I worked as a parking attendant/valet for the Dominion 1912 hotel in Old Quebec in early 2000. My fellow co-workers would often head out to a nearby restaurant and come back with what looked and smelled like comfort food, precisely the kind that my grandmother would cook to make my heart feel warm. Oh was I ever curious to taste it!
It came from a restaurant called Le Buffet de l’Antiquaire.
Le Buffet de l’Antiquaire has nothing to do with serving yourself. It’s a quaint, somewhat 60-seat restaurant offering table service with an open kitchen surrounded by red brick walls. Great big photographs of old Quebec decorate its two-storey walls (the upstairs being more of a mezzanine than a closed floor). A television discreetly hangs from the wall behind the cashier (sound off and tuned to LCN), making it easy to grab your attention if you’re sitting in any of the three red-leather benches. The decor is not fancy, but is casual and a modest, retro-looking little place.
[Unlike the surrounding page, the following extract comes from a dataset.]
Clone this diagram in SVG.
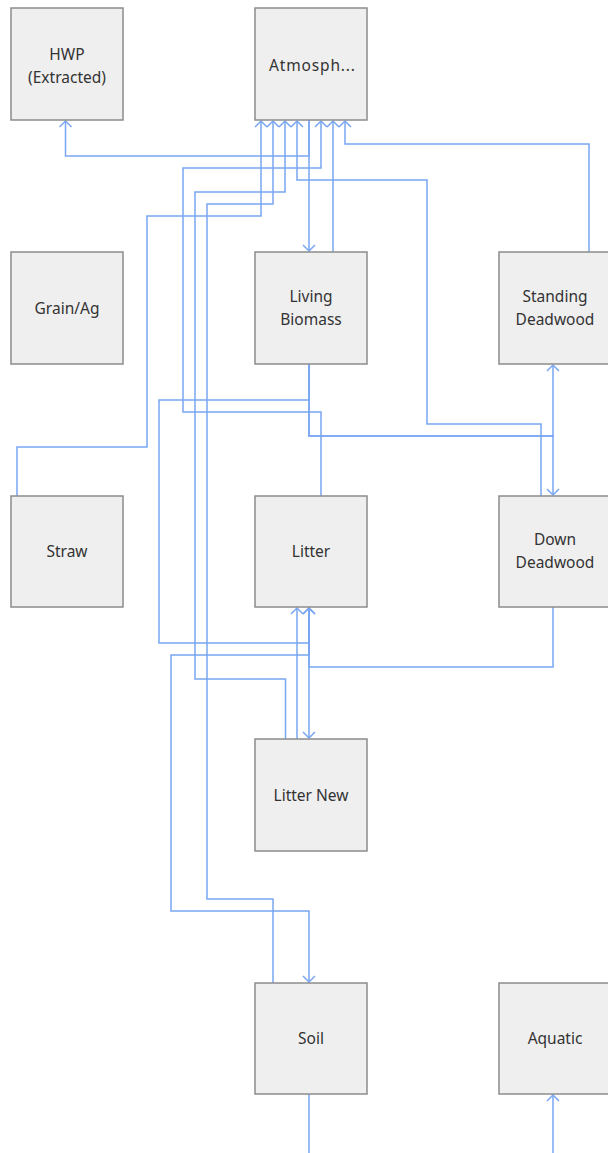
<svg xmlns="http://www.w3.org/2000/svg" width="608" height="1153" viewBox="0 0 608 1153">
<style>
.box{fill:#efefef;stroke:#8c8c8c;stroke-width:1.5}
.lbl{font-family:"Noto Sans","Open Sans","DejaVu Sans",sans-serif;font-size:15.5px;fill:#333;text-anchor:middle}
.c{fill:none;stroke:#79a6f2;stroke-width:1.5}
.a{marker-end:url(#arr)}
</style>
<defs>
<marker id="arr" markerUnits="userSpaceOnUse" markerWidth="14" markerHeight="14" viewBox="-1 -1 14 14" refX="6" refY="6" orient="auto">
<path d="M0,0 L6,6 L0,12" fill="none" stroke="#79a6f2" stroke-width="1.5"/>
</marker>
</defs>
<rect width="608" height="1153" fill="#ffffff"/>
<g id="connectors">
<path class="c a" d="M309,120 V156 H65.5 V121"/>
<path class="c a" d="M309,120 V251"/>
<path class="c a" d="M333,252 V121"/>
<path class="c a" d="M589,252 V144 H345 V121"/>
<path class="c a" d="M541,496 V424 H427 V180 H297 V121"/>
<path class="c a" d="M17,496 V447 H147 V216 H261 V121"/>
<path class="c a" d="M321,496 V412 H183 V168 H321 V121"/>
<path class="c a" d="M285.5,739 V679 H195 V192 H285 V121"/>
<path class="c a" d="M273,983 V899 H207 V204 H273 V121"/>
<path class="c a" d="M309,364 V436 H553 V365"/>
<path class="c a" d="M309,364 V436 H553 V495"/>
<path class="c a" d="M309,364 V400 H159 V643 H309 V608"/>
<path class="c a" d="M553,607 V667 H309 V608"/>
<path class="c a" d="M309,607 V738"/>
<path class="c a" d="M297,739 V608"/>
<path class="c a" d="M309,607 V655 H171 V911 H309 V982"/>
<path class="c" d="M309,1094 V1153"/>
<path class="c a" d="M553,1153 V1095"/>
</g>
<g id="hwp"><rect class="box" x="11" y="8" width="112" height="112"/><text class="lbl" x="67" y="60">HWP</text><text class="lbl" x="67" y="83">(Extracted)</text></g>
<g id="atmosphere"><rect class="box" x="255" y="8" width="112" height="112"/><text class="lbl" x="312" y="71" textLength="86" lengthAdjust="spacing">Atmosph...</text></g>
<g id="grain"><rect class="box" x="11" y="252" width="112" height="112"/><text class="lbl" x="67" y="314">Grain/Ag</text></g>
<g id="living-biomass"><rect class="box" x="255" y="252" width="112" height="112"/><text class="lbl" x="311" y="302">Living</text><text class="lbl" x="311" y="325">Biomass</text></g>
<g id="standing-deadwood"><rect class="box" x="499" y="252" width="112" height="112"/><text class="lbl" x="555" y="302">Standing</text><text class="lbl" x="555" y="325">Deadwood</text></g>
<g id="straw"><rect class="box" x="11" y="496" width="112" height="111"/><text class="lbl" x="67" y="557">Straw</text></g>
<g id="litter"><rect class="box" x="255" y="496" width="112" height="111"/><text class="lbl" x="311" y="557">Litter</text></g>
<g id="down-deadwood"><rect class="box" x="499" y="496" width="112" height="111"/><text class="lbl" x="555" y="545">Down</text><text class="lbl" x="555" y="568">Deadwood</text></g>
<g id="litter-new"><rect class="box" x="255" y="739" width="112" height="112"/><text class="lbl" x="311" y="801">Litter New</text></g>
<g id="soil"><rect class="box" x="255" y="983" width="112" height="111"/><text class="lbl" x="311" y="1044">Soil</text></g>
<g id="aquatic"><rect class="box" x="499" y="983" width="112" height="111"/><text class="lbl" x="555" y="1044">Aquatic</text></g>
</svg>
The restaurant is located on St-Paul street in old Quebec, in the heart of the antique and collector’s neighbourhood. I’m guessing it’s where they got their name from (lol). They offer a variety of traditional Quebec dishes from meatball stew, perfectly seasoned “cipaille”, meat pie and all-day breakfasts. The onion-roasted potatoes served with their breakfasts are to die for.
And so last night, as I head on over to the last representation of the Moulin à Images for 2012, I decided to stop by Le Buffet for supper; it was about 8:30 pm.
I had breakfast, I’m wild like that!
The restaurant was busy, as usual. The tables set outside were all taken and so I took a bench inside. My plate was quickly served; le Spéciale Antiquaire with eggs, bacon, sausage, ham, potatoes and beans. The eggs were cooked to perfection, the ham and sausage were tender, but the bacon was soft and cold. I’ve been here before and I know it isn’t usually the case. I’m blaming it on the late breakfast. I also asked for their in-house, not-too-sweet strawberry jam with my pain de ménage. If you’re going to have some toast, their jam is a must.
I didn’t finish my plate; simply too much food!
Remember it’s an open kitchen and the restaurant is often busy, so it gets hot quickly in the summer and you’ll smell of food when you leave, especially when their windows are closed. It’s the price to pay to eat in the affordable, generously portioned, Quebec-tasting Buffet de l’Antiquaire.